「原作小説を読んでビックリ!」あゝ、荒野 後篇 曽羅密さんの映画レビュー(感想・評価)
原作小説を読んでビックリ!
今回後編を観る前に寺山修司の原作小説を読んでみた。
予想に反してまったく左翼的でもなく、自殺サークルも登場するにはするが、社会の閉塞感を苦にしてのものではなかった。
ただ自殺してみようというノリの自殺だった。
あくまでも焦点は新宿新次とバリカン建ニの2人の関係性であり、時代性を差し引いてもおそろしいほど面白かった。
それにひきかえ本作は……相変わらず酷い左翼傾向、原作の改悪、よく原題の『あゝ、荒野』をそのまま使えたものである。
見上げた根性だ!
筆者はある程度映画はなんでも観てみようと思っているから本作を観ているだけであって、そうじゃなかったら誰が本作を観るのだろうか?
もちろん映画館には筆者以外に客はいた。
しかし前編を観た時点で嫌になる人もいるだろうし、それ以上にそもそも本作のうざい政治思想を嫌って観ない人がほとんどなのではないか?

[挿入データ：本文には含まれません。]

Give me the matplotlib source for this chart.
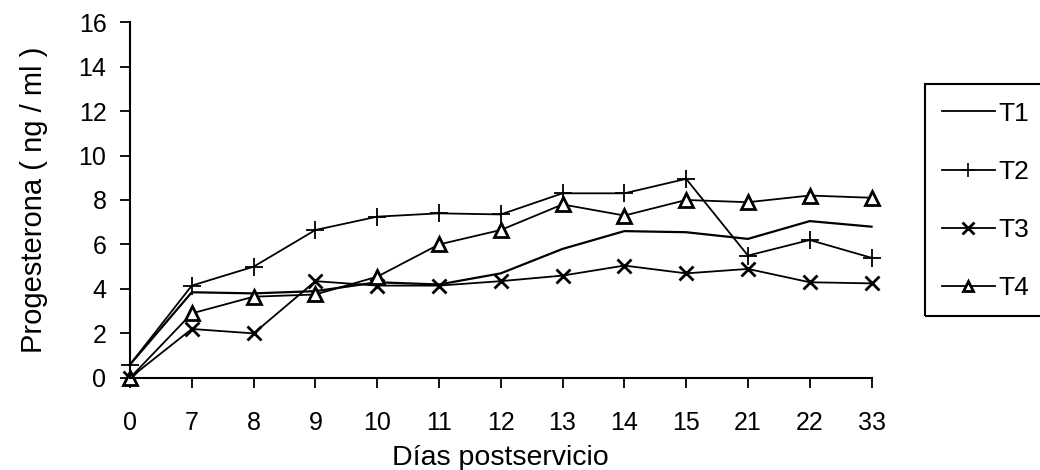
import matplotlib.pyplot as plt
from matplotlib.lines import Line2D
from matplotlib.patches import Rectangle

plt.rcParams['font.family'] = ['Liberation Sans', 'DejaVu Sans']

dias = ['0', '7', '8', '9', '10', '11', '12', '13', '14', '15', '21', '22', '33']
t1 = [0.6, 3.85, 3.8, 3.9, 4.3, 4.2, 4.7, 5.8, 6.6, 6.55, 6.25, 7.05, 6.8]
t2 = [0.6, 4.15, 5.0, 6.65, 7.25, 7.4, 7.35, 8.3, 8.3, 8.95, 5.5, 6.2, 5.4]
t3 = [0.0, 2.2, 2.0, 4.35, 4.15, 4.15, 4.35, 4.6, 5.05, 4.7, 4.9, 4.3, 4.25]
t4 = [0.0, 2.9, 3.65, 3.75, 4.55, 6.0, 6.65, 7.8, 7.3, 8.0, 7.9, 8.2, 8.1]

fig = plt.figure(figsize=(10.4, 4.7), dpi=100)
ax = fig.add_axes([0.125, 0.196, 0.713, 0.757])

x = range(len(dias))
ax.plot(x, t1, color='black', lw=1.6, label='T1')
ax.plot(x, t2, color='black', lw=1.3, marker='+', ms=13, mew=1.3, label='T2')
ax.plot(x, t3, color='black', lw=1.3, marker='x', ms=10, mew=2, label='T3')
ax.plot(x, t4, color='black', lw=1.3, marker='^', ms=10, mew=2,
        mfc='white', label='T4')

ax.set_xlim(0, len(dias) - 1)
ax.set_ylim(0, 16)
ax.set_xticks(list(x))
ax.set_xticklabels(dias)
ax.set_yticks(range(0, 17, 2))
ax.spines['top'].set_visible(False)
ax.spines['right'].set_visible(False)
for s in ['left', 'bottom']:
    ax.spines[s].set_linewidth(1.5)
ax.tick_params(axis='both', labelsize=18, length=7, width=1.3, direction='out')
ax.tick_params(axis='x', pad=17)
ax.tick_params(axis='y', pad=10)
for c in ax.get_lines():
    c.set_clip_on(False)

ax.set_xlabel('Días postservicio', fontsize=20.5, labelpad=7)
ax.set_ylabel('Progesterona ( ng / ml )', fontsize=21, labelpad=22)

# legend box running off the right edge, as in the scan
fig.patches.append(Rectangle((925 / 1040, 1 - 316 / 470), 0.2, 232 / 470,
                             transform=fig.transFigure, fill=False,
                             edgecolor='black', lw=1.5))
handles = [
    Line2D([], [], color='black', lw=1.3),
    Line2D([], [], color='black', lw=1.3, marker='+', ms=10, mew=1.2),
    Line2D([], [], color='black', lw=1.3, marker='x', ms=8, mew=2),
    Line2D([], [], color='black', lw=1.3, marker='^', ms=7, mew=2, mfc='white'),
]
fig.legend(handles, ['T1', 'T2', 'T3', 'T4'], loc='center left',
           bbox_to_anchor=(918 / 1040, 1 - 201 / 470), frameon=False,
           fontsize=19, handlelength=2.0, handletextpad=0.15,
           labelspacing=1.3)

fig.savefig('out.png', dpi=100)
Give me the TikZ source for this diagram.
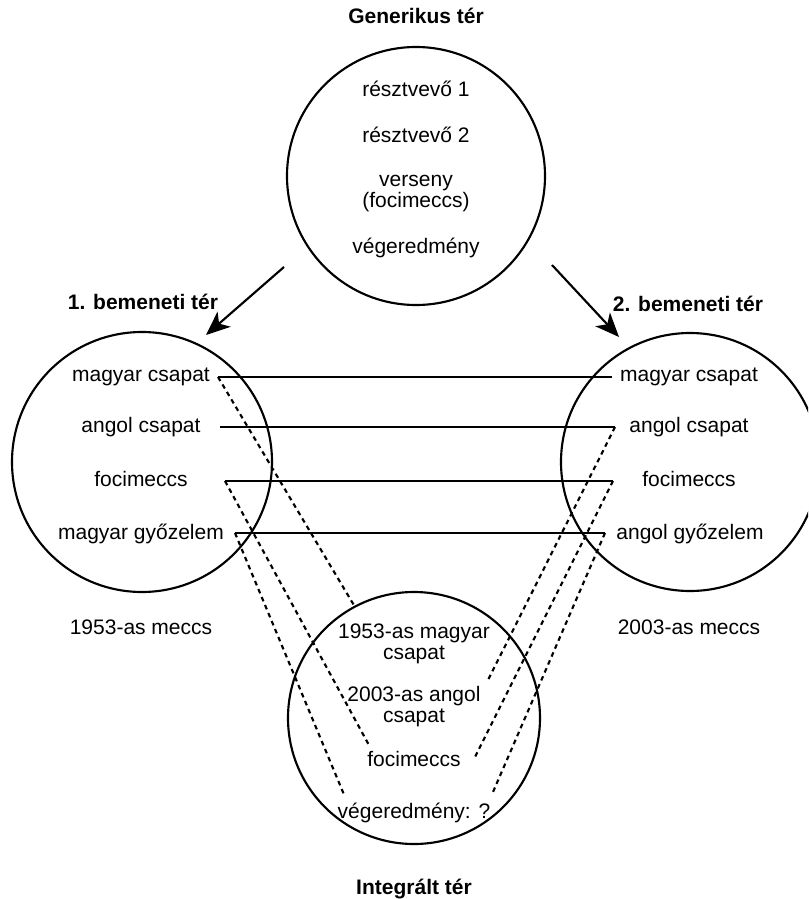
\documentclass[tikz,border=0pt]{standalone}
\usepackage{fontspec}
\setmainfont{Liberation Sans}
\usetikzlibrary{arrows.meta}
\begin{document}
\begin{tikzpicture}[x=0.75pt,y=-0.75pt,
  lbl/.style={font=\fontsize{15.75pt}{15.75pt}\selectfont, inner sep=0pt, anchor=base, align=center},
  ttl/.style={lbl, font=\fontsize{15.75pt}{15.75pt}\selectfont\bfseries},
  space/.style={draw, circle, line width=1.6pt, inner sep=0pt},
  link/.style={line width=1.6pt},
  blendline/.style={line width=1.6pt, dash pattern=on 3.5pt off 3pt},
  arr/.style={line width=1.6pt, -{Stealth[length=18pt,width=15pt,inset=5pt]}}
]
\useasboundingbox (0,0) rectangle (808,899);
\clip (0,0) rectangle (808,899);
% circles
\node[space, minimum size=193.5pt] (gen) at (416,176) {};
\node[space, minimum size=195pt] (in1) at (142,462) {};
\node[space, minimum size=193.5pt] (in2) at (690,462) {};
\node[space, minimum size=189pt] (bl) at (414,718) {};
% titles
\node[ttl] (tgen) at (416,24) {Generikus tér};
\node[ttl] (tin1) at (143,309) {1. bemeneti tér};
\node[ttl] (tin2) at (688,311) {2. bemeneti tér};
\node[ttl] (tbl) at (414,894) {Integrált tér};
% generic space
\node[lbl] (g1) at (416,97) {résztvevő 1};
\node[lbl] (g2) at (416,142) {résztvevő 2};
\node[lbl] (g3) at (416,207) {verseny\\(focimeccs)};
\node[lbl] (g4) at (416,253) {végeredmény};
% input 1
\node[lbl] (a1) at (141,381) {magyar csapat};
\node[lbl] (a2) at (141,432) {angol csapat};
\node[lbl] (a3) at (141,486) {focimeccs};
\node[lbl] (a4) at (141,539) {magyar győzelem};
\node[lbl] (a5) at (141,634) {1953-as meccs};
% input 2
\node[lbl] (b1) at (689,381) {magyar csapat};
\node[lbl] (b2) at (689,432) {angol csapat};
\node[lbl] (b3) at (689,486) {focimeccs};
\node[lbl] (b4) at (690,539) {angol győzelem};
\node[lbl] (b5) at (689,634) {2003-as meccs};
% blend
\node[lbl] (c1) at (414,659) {1953-as magyar\\csapat};
\node[lbl] (c2) at (414,722) {2003-as angol\\csapat};
\node[lbl] (c3) at (414,766) {focimeccs};
\node[lbl] (c4) at (414,818) {végeredmény: ?};
% arrows
\coordinate (s1) at (284,267); \coordinate (e1) at (206,335);
\coordinate (s2) at (552,265); \coordinate (e2) at (619,337);
\draw[arr] (s1) -- (e1);
\draw[arr] (s2) -- (e2);
% cross-space links
\coordinate (L1) at (218,377); \coordinate (R1) at (612,377);
\coordinate (L2) at (220,427); \coordinate (R2) at (615,427);
\coordinate (L3) at (225,481); \coordinate (R3) at (613,481);
\coordinate (L4) at (235,533); \coordinate (R4) at (605,533);
\draw[link] (L1) -- (R1);
\draw[link] (L2) -- (R2);
\draw[link] (L3) -- (R3);
\draw[link] (L4) -- (R4);
% blend projections
\coordinate (B1) at (355,607); \coordinate (B2) at (370,747);
\coordinate (B3) at (345,797); \coordinate (B4) at (488,680);
\coordinate (B5) at (475,757); \coordinate (B6) at (493,792);
\draw[blendline] (L1) -- (B1);
\draw[blendline] (L3) -- (B2);
\draw[blendline] (L4) -- (B3);
\draw[blendline] (R2) -- (B4);
\draw[blendline] (R3) -- (B5);
\draw[blendline] (R4) -- (B6);
\end{tikzpicture}
\end{document}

本作のテーマのどこに現代の需要があるのか全くわからない。
親しい友人にあらすじを話したら「金をドブに捨てるようなもの」と吐き捨てられた。
また寺山の原作を必要以上に膨らませ過ぎている。余計な話が多過ぎる。
原作の新次の両親は健在だ。そして登場しない!
自衛隊の海外活動を苦にして父ちゃんが自殺することもなければ、母ちゃんが新次を教会に預けることもない。
新次が少年院から帰還したのはいっしょだが、オレオレ詐欺なんかしていないし、詐欺仲間との確執もない。もちろん詐欺仲間も登場しない。
建二の母親は韓国人でもない。親父が自殺志願者なのはいっしょだが、原作では自殺するまでの間思う存分飲み食いできるという理由から自殺志願しただけである。
むしろ殺されそうになって一命を取り留めて新聞沙汰になっている。
本作で高橋和也が演じた宮木は原作ではインポテンツ気味で生身に興奮できない男である。
建二といい仲になりかける恵子役の今野杏南も原作には登場しないから、本作のとってつけたような建二の甘い体験もない。
流産からのあの強引な展開はなんなんだ?
芳子の母親のセツは原作では登場したようなしないような存在感であり、もちろん片目といい仲になることなんかない。
でんでんの演じたトレーナー馬場も本作のオリジナルキャラクターである。
自殺サークルの中心人物の川崎敬三〈そっくり〉は原作では思想もない軽薄な男で自分は自殺なんかしない。
そして何より許せないのは、建二の改変である。
原作の建二は最後までずっと弱いままである。
年齢も新次より年下の痩せたノッポで、同じジムに通う間2人はそれほど仲が良いわけではない。
吃りでまともなコミュニケーションの取れない建二は新次と殴り合うことで絆を深めたくて移籍するのだ。
弱いから新次にボコボコにされ、途中打ち所が悪く頭をコーナーに打ってさらにボコボコに殴られて死ぬ。
移籍には大きな意味があるし、彼の死にも納得がいく。
しかし本作はどうだ?
新次以上の実力がある建二のどこに新次に殴り殺される必然性があるのか?
本作の流れ通りに普通に考えれば新次に殴り勝てば建二のコンプレックスは解消されるのではないだろうか?
建二役がヤン・イクチュンという韓国人だから「忖度」して強くしたはいいが、でも最後は原作通りわざと無防備で死なせたと勘ぐらせるようなわけのわからない展開になっている。
「殺す」とか「殺せ!」とか「憎め!」とかいう言葉も原作には一切登場しない。
左翼的な作品性と相まってなんだか制作者たちの今の日本社会への恨み節に思えてならない。
原作にはセックスシーンもそれほど出てこない。
ちっぽけな左翼的テーマのために寺山の原作小説を利用するな!だからとってつけたような東北震災ネタも単なる左翼利用に堕すんだよ!
これをクソと言わずして何をクソと言うのか!
寺山の原作を踏襲して余計な話を加えなければ前後編2部作にすることなく1本の映画にまとめられたはずである。
俳優陣の渾身の演技は後編を通じても変わらず拍手を送りたい!
木下あかりや今野杏南、河井青葉が惜しげもなく見事な裸体を披露してくれたが、本作のような駄作では明らかに単なる脱ぎ損である。
本作は早くもBD/DVD化されているが、未公開シーンを加えたR-18版で5時間になるのだとか。
寺山が描きたいのは過激さではない!
劇中で登場人物を使って「殺せ」と言わせている場合ではない!
寺山が生きていたら殺されるのは誰か考え直した方がいい。